Crisis Point

We are paying a very high price for failing to regulate properly.

Listener: 20 February, 2010.

Keywords: Regulation & Taxation;

The global financial crisis is estimated to have cost the US Government US$90 billion, or about 0.6% of its annual output. The equivalent cost in New Zealand would be NZ$1.1 billion. But take a look at the cost of our leaky-home crisis: about NZ$11.5 billion, roughly 10 times as much.

Comparing the two figures is not quite right, since the American one does not include the private costs of the crisis, and the leaky-home figure does not include health and trauma costs. However, the comparison does suggest the failure to build watertight homes is an economic disaster with a magnitude comparable to the global financial crisis.

Our leaky-home problems began in 1991, with market extremists still triumphant, when the system of construction changed dramatically. Under the Building Act 1991, construction was regulated through a building code that set out performance criteria to be achieved, rather than prescribing the precise manner in which buildings were to be constructed. For instance, builders were just told that the structure must last 50 years, the cladding 15 years, and the walls and roofs must be impermeable to water.

The belief was that the old regime stifled the use of new materials, design and construction, discouraging innovation and raising building costs. It seemed a good idea at the time.

Little thought seems to have been given to answering such questions as “if the cladding falls off after 14 years, what redress does the house owner have?”
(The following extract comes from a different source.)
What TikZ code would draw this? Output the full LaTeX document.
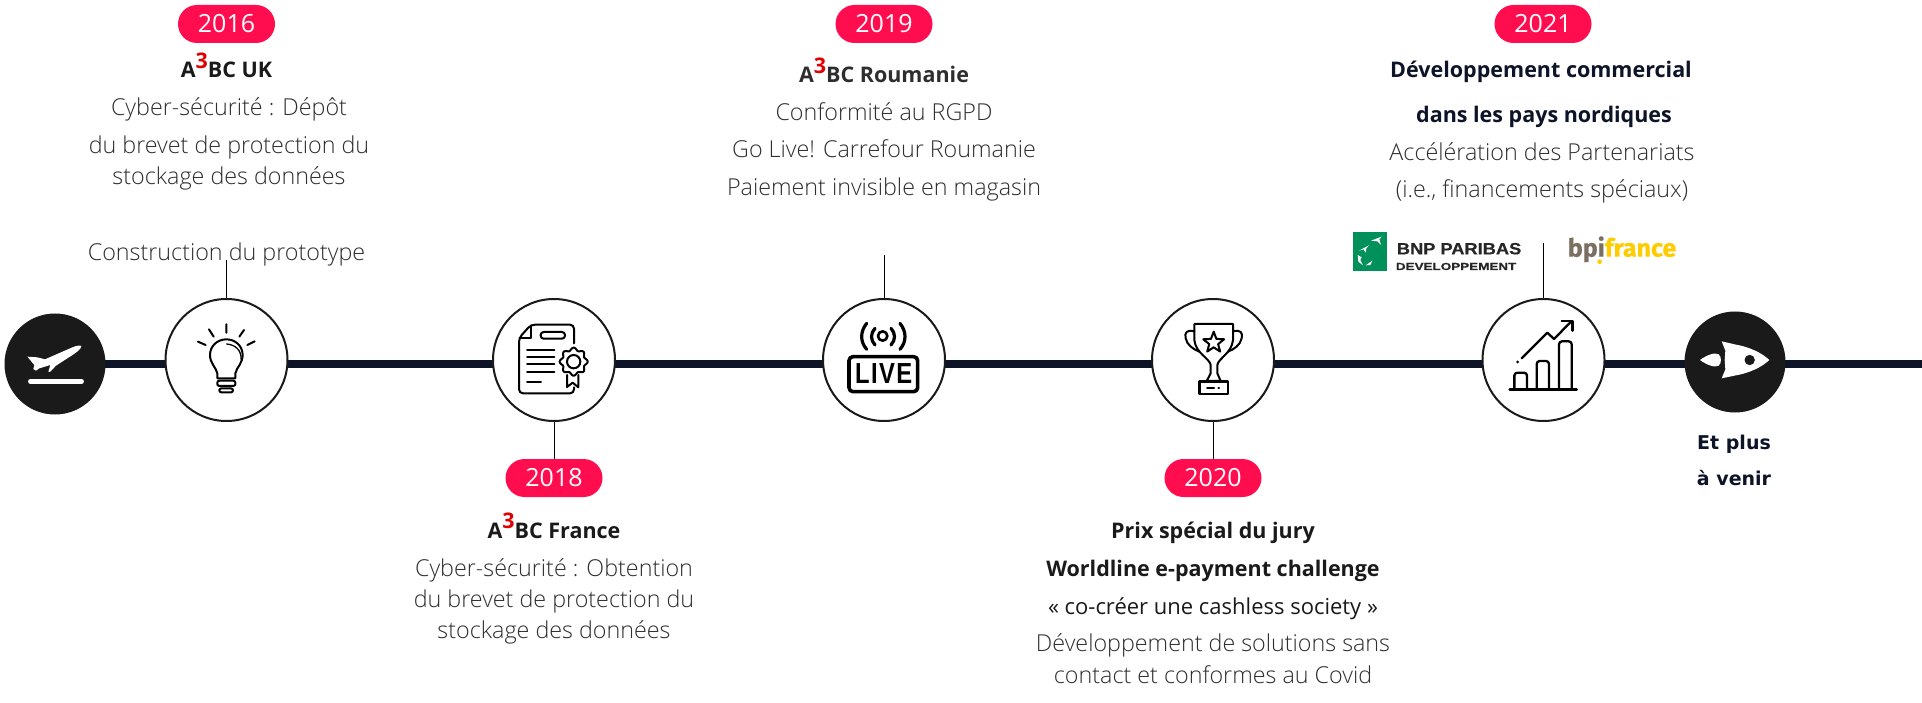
\documentclass[tikz,border=0pt]{standalone}
\usepackage{fontspec}
\setmainfont{Open Sans}
\IfFontExistsTF{Open Sans Light}{\newfontfamily\lightf{Open Sans Light}}{\newfontfamily\lightf{Open Sans}}
\newfontfamily\regf{Open Sans}
\newfontfamily\plusf{DejaVu Sans}
\newfontfamily\livef[FakeStretch=0.82,LetterSpace=5,BoldFont={Liberation Sans Bold},BoldFeatures={FakeStretch=0.82,LetterSpace=5}]{Liberation Sans}
\newfontfamily\bnpf[BoldFont={Liberation Sans Bold},BoldFeatures={FakeStretch=1.12,FakeBold=0.4}]{Liberation Sans}
\newfontfamily\devf[BoldFont={Liberation Sans Bold},BoldFeatures={FakeStretch=1.32,FakeBold=0.4}]{Liberation Sans}
\newfontfamily\bpif[BoldFeatures={FakeBold=0.6}]{Fira Sans}
\definecolor{navy}{HTML}{0D1428}
\definecolor{pinkc}{HTML}{FF0D4F}
\definecolor{txt}{HTML}{2E2E2E}
\definecolor{dark}{HTML}{1A1A1A}
\definecolor{redc}{HTML}{E00000}
\definecolor{bnpg}{HTML}{00915A}
\definecolor{bpig}{HTML}{7A6F60}
\definecolor{bpiy}{HTML}{FFCC00}
\newcommand{\athree}{A\raisebox{.42em}{\textcolor{redc}{3}}BC}
\pgfdeclarelayer{bg}
\pgfsetlayers{bg,main}
\tikzset{
 lbl/.style={anchor=base,align=center,inner sep=0pt,text=txt,font=\lightf\fontsize{23.3}{26}\selectfont},
 hd/.style={anchor=base,align=center,inner sep=0pt,text=dark,font=\regf\fontsize{21.5}{26}\bfseries\selectfont},
 hdn/.style={hd,text=navy},
 pill/.style={rounded corners=19pt,fill=pinkc,text=white,minimum width=97pt,minimum height=38pt,inner sep=0pt,font=\regf\fontsize{25}{25}\selectfont},
 stage/.style={circle,draw=dark,line width=2pt,fill=white,minimum size=122pt,inner sep=0pt},
 endc/.style={circle,fill=dark,minimum size=101pt,inner sep=0pt},
 stem/.style={draw=black,line width=0.9pt},
 mainl/.style={draw=navy,line width=8pt},
 icon/.style={shift={#1},scale=0.33333},
 ic/.style={draw=black,line width=2pt,line cap=round,line join=round},
}
\begin{document}
\begin{tikzpicture}[x=1pt,y=-1pt]
\useasboundingbox (0,0) rectangle (1922,703);
% circles
\node[endc] (plane) at (55,364) {};
\node[stage] (c16) at (226.5,360) {};
\node[stage] (c18) at (554,360) {};
\node[stage] (c19) at (884,360) {};
\node[stage] (c20) at (1213,360) {};
\node[stage] (c21) at (1543.5,360) {};
\node[endc] (rocket) at (1735,362) {};
\coordinate (lineend) at (1922,364);
\begin{pgfonlayer}{bg}
\fill[white] (0,0) rectangle (1922,703);
\draw[mainl] (plane.center) -- (lineend);
\end{pgfonlayer}
% pills
\node[pill] (p16) at (226.5,24) {2016};
\node[pill] (p18) at (554,478) {2018};
\node[pill] (p19) at (884,24) {2019};
\node[pill] (p20) at (1213,478) {2020};
\node[pill] (p21) at (1543,24) {2021};
% stems
\coordinate (s16) at (226.5,260);
\coordinate (s19) at (884,255);
\coordinate (s21) at (1543.5,243);
\draw[stem] (c16.north) -- (s16);
\draw[stem] (c19.north) -- (s19);
\draw[stem] (c21.north) -- (s21);
\draw[stem] (c18.south) -- (p18.north);
\draw[stem] (c20.south) -- (p20.north);
% 2016
\node[hd] (t16a) at (226.5,78) {\athree{} UK};
\node[lbl] (t16b) at (229,116) {Cyber-sécurité : Dépôt};
\node[lbl] (t16c) at (229,154) {du brevet de protection du};
\node[lbl] (t16d) at (229,185) {stockage des données};
\node[lbl] (t16e) at (226.5,261) {Construction du prototype};
% 2018
\node[hd] (t18a) at (554,538) {\athree{} France};
\node[lbl] (t18b) at (554,576.5) {Cyber-sécurité : Obtention};
\node[lbl] (t18c) at (554,607.5) {du brevet de protection du};
\node[lbl] (t18d) at (554,638.5) {stockage des données};
% 2019
\node[hd,text=txt] (t19a) at (884,83) {\athree{} Roumanie};
\node[lbl] (t19b) at (884,121) {Conformité au RGPD};
\node[lbl] (t19c) at (884,158) {Go Live! Carrefour Roumanie};
\node[lbl] (t19d) at (884,196) {Paiement invisible en magasin};
% 2020
\node[hd] (t20a) at (1213,538) {Prix spécial du jury};
\node[hd] (t20b) at (1213,576) {Worldline e-payment challenge};
\node[lbl,font=\regf\fontsize{22}{26}\selectfont,text=dark] (t20c) at (1213,614) {« co-créer une cashless society »};
\node[lbl] (t20d) at (1213,651.5) {Développement de solutions sans};
\node[lbl] (t20e) at (1213,683.5) {contact et conformes au Covid};
% 2021
\node[hdn] (t21a) at (1541,78) {Développement commercial};
\node[hdn] (t21b) at (1544,123) {dans les pays nordiques};
\node[lbl] (t21c) at (1542,161) {Accélération des Partenariats};
\node[lbl] (t21d) at (1542,198) {(i.e., financements spéciaux)};
% et plus
\node[anchor=base,inner sep=0pt,text=navy,font=\plusf\fontsize{19}{19}\bfseries\selectfont] (t22a) at (1734,449) {Et plus};
\node[anchor=base,inner sep=0pt,text=navy,font=\plusf\fontsize{19}{19}\bfseries\selectfont] (t22b) at (1734,485) {à venir};
% plane icon
\begin{scope}[icon={(0,305)}]
\fill[white] (82,155) -- (112,157) -- (135,163) -- (215,128) .. controls (230,121) and (243,120) .. (244,124) .. controls (244,132) and (225,146) .. (205,158) -- (168,182) -- (150,201) -- (145,200) -- (151,180) -- (118,190) -- (108,197) -- (100,192) -- (103,180) -- cycle;
\draw[white,line width=4.5pt,line cap=round] (91,229) -- (245,229);
\end{scope}
% bulb
\begin{scope}[icon={(180,310)}]
\draw[ic] (112,205) -- (112,190) .. controls (108,172) and (90,160) .. (90,135) .. controls (90,108) and (112,88) .. (139,88) .. controls (166,88) and (188,108) .. (188,135) .. controls (188,160) and (170,172) .. (166,190) -- (166,205) -- cycle;
\draw[ic,line width=1.3pt] (140,102) .. controls (165,104) and (185,120) .. (183,148);
\draw[ic,rounded corners=2pt] (112,212) rectangle (166,228);
\draw[ic,rounded corners=2pt] (118,235) rectangle (159,247);
\draw[ic] (139,43) -- (139,68) (87,58) -- (101,80) (192,60) -- (178,80) (54,95) -- (77,105) (224,94) -- (202,105);
\end{scope}
% certificate
\begin{scope}[icon={(505,310)}]
\draw[ic,rounded corners=4pt] (207,100) -- (207,44) -- (78,44) -- (42,84) -- (42,250) -- (207,250) -- (207,232);
\draw[ic] (78,46) -- (78,84) -- (44,84);
\draw[ic,rounded corners=3pt] (150,66) -- (107,66) -- (107,86) -- (180,86) -- (180,66) -- (125,66);
\draw[ic] (66,120) -- (148,120) (66,141) -- (148,141) (66,163) -- (148,163) (66,185) -- (148,185) (66,217) -- (108,217);
\draw[ic,fill=white] plot[domain=0:360,samples=145] ({206+(38+4*cos(8*\x))*cos(\x)},{155+(38+4*cos(8*\x))*sin(\x)});
\draw[ic] (206,155) circle (20);
\draw[ic] (186,195) -- (186,231) -- (203,218) -- (220,232) -- (220,195);
\end{scope}
% live
\begin{scope}[icon={(835,310)}]
\draw[ic,line width=3.6pt,rounded corners=4pt] (42,140) rectangle (248,245);
\node[inner sep=0pt,text=black,font=\livef\fontsize{29}{29}\bfseries\selectfont] (live) at (146,192) {LIVE};
\draw[ic,line width=2.6pt] (143,78) circle (14);
\draw[ic,line width=3.2pt] (120,55) .. controls (106,70) and (106,90) .. (120,105);
\draw[ic,line width=3.2pt] (168,55) .. controls (182,70) and (182,90) .. (168,105);
\draw[ic,line width=3.2pt] (95,40) .. controls (75,65) and (75,95) .. (95,118);
\draw[ic,line width=3.2pt] (195,40) .. controls (215,65) and (215,95) .. (195,118);
\end{scope}
% trophy
\begin{scope}[icon={(1165,310)}]
\draw[ic] (88,42) -- (204,42) -- (204,90) .. controls (200,130) and (160,145) .. (157,165) -- (157,190) -- (167,213) -- (125,213) -- (137,190) -- (137,165) .. controls (134,145) and (92,130) .. (88,90) -- cycle;
\draw[ic] (88,64) .. controls (65,58) and (58,68) .. (62,85) .. controls (66,105) and (85,118) .. (103,125);
\draw[ic] (204,64) .. controls (227,58) and (234,68) .. (230,85) .. controls (226,105) and (207,118) .. (189,125);
\draw[ic,line width=2.4pt] (103,215) rectangle (189,252);
\draw[ic] (126,233) -- (147,233) (160,233) -- (162,233);
\draw[ic] (146,65) -- (154.2,86.7) -- (177.4,87.8) -- (159.3,102.3) -- (165.4,124.7) -- (146,112) -- (126.6,124.7) -- (132.7,102.3) -- (114.6,87.8) -- (137.8,86.7) -- cycle;
\end{scope}
% chart
\begin{scope}[icon={(1495,310)}]
\draw[ic,line width=2.6pt] (44,238) -- (245,238);
\draw[ic,line width=2.3pt,rounded corners=3pt] (58,238) -- (58,188) -- (96,188) -- (96,238);
\draw[ic,line width=2.3pt,rounded corners=3pt] (125,238) -- (125,153) -- (162,153) -- (162,238);
\draw[ic,line width=2.3pt,rounded corners=3pt] (192,238) -- (192,94) -- (230,94) -- (230,238);
\draw[ic,line width=2.3pt] (80,145) -- (157,68) -- (177,87) -- (230,33);
\draw[ic,line width=2.3pt] (200,33) -- (232,33) -- (232,62);
\fill[black] (68,156) circle (4.5);
\end{scope}
% rocket
\begin{scope}[icon={(1680,310)}]
\fill[white] (268,150) .. controls (245,128) and (205,110) .. (168,104) -- (125,94) -- (136,122) -- (134,150) -- (136,178) -- (125,205) -- (168,196) .. controls (205,190) and (245,172) .. (268,150) -- cycle;
\fill[dark] (209,150) circle (15.5);
\fill[white] (60,150) .. controls (80,135) and (105,126) .. (116,133) .. controls (125,140) and (125,160) .. (116,167) .. controls (105,174) and (80,165) .. (60,150) -- cycle;
\end{scope}
% logos
\begin{scope}[icon={(1345,220)}]
\fill[bnpg] (23,35) rectangle (127,152);
\fill[white] (78,62) -- (110,50) -- (103,58) -- (108,75) -- (97,64) -- cycle;
\fill[white] (42,92) -- (72,76) -- (64,85) -- (62,98) -- (56,88) -- cycle;
\fill[white] (38,105) -- (50,112) -- (46,120) -- (54,136) -- (40,125) -- cycle;
\fill[white] (62,136) -- (82,122) -- (76,135) -- cycle;
\node[anchor=base west,inner sep=0pt,text=black!85,font=\bnpf\fontsize{16.3}{16.3}\bfseries\selectfont] (bnp) at (155,103) {BNP PARIBAS};
\node[anchor=base west,inner sep=0pt,text=black!85,font=\devf\fontsize{10.2}{10.2}\bfseries\selectfont] (dev) at (152,150) {DEVELOPPEMENT};
\node[anchor=base west,inner sep=0pt,font=\bpif\fontsize{25}{25}\bfseries\selectfont] (bpi) at (668,110) {\textcolor{bpig}{bpi}\textcolor{bpiy}{france}};
\fill[bpiy] (764,125) circle (7);
\end{scope}
\end{tikzpicture}
\end{document}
And if the solution is to go off to court, who exactly is to be sued: the local authority building inspector, the builder, the architect, the building-materials supplier, the developer, the homeowner who onsold it, or even the MPs and their advisers who ushered in the change of legislation? Many will have died, and the rest can’t possibly collectively find the $11.5 billion. (Suing the Government is not really an option. Parliament is too clever to allow it, yet many think the Government of the day has the greatest culpability, although were it to own up it would be the taxpayer who would pay – of course.)

Leaky-home syndrome appears to have arisen from two “cost-saving” innovations. The first was the use of a “monolithic cladding” that has proven to be not watertight unless used strictly according to specification. The second was the use of untreated timber without the realisation that the treatment for borer also better sealed the wood from water. Additionally, some house designers used the opportunities to cut back water-protecting features such as eaves (anyone would think we lived in a desert). A related problem was the collapse of the apprenticeship system and the operation of some unqualified builders.

While the 3500-odd homeowners and their families suffer personal disruption and financial stress, the individual cases are winding their way through the courts and other settlement procedures. Despite the Building Act 2004’s moves towards greater regulation, a widespread view is that more is needed.

It’s all a good example of Murphy’s Law. Not the “if anything can go wrong, it will” version, but aerospace engineer Edward Murphy’s original idea of designing your system on the %assumption that anything that can go wrong will go wrong. I doubt that this thought was uppermost in the minds of the Building Code designers back in the early 90s.

Of course, accident prevention cannot be all-encompassing. Murphy was trying to minimise crashes, and the easiest way to do this is to not let the aircraft take off. Similarly, the Building Code will pose some risks, but a lot of grief could have been prevented had the designers of the approach to building asked: “If things go wrong, what happens next?”

The Regulatory Responsibility Bill floating around Parliament aims to “improve parliamentary laws and regulations in New Zealand by specifying principles of responsible regulatory management”. However, from a leaky-building perspective, this legislation is likely to prove ineffective.

It would not have made a single difference to the adoption of the Building Act or Building Code, or resulted in a single additional watertight home. That is surely a test of its relevance. If it would have been useless for dealing with one of our greatest past crises, it is unlikely to be much use in preventing future ones.

Footnote: My column of March 20 footnoted that this column may have understated the magnitude of the problem. The cost range is now put at $11.3-22.8 billion. Some 7500 houses are being dealt with, but the eventual total may be nearer 110,000.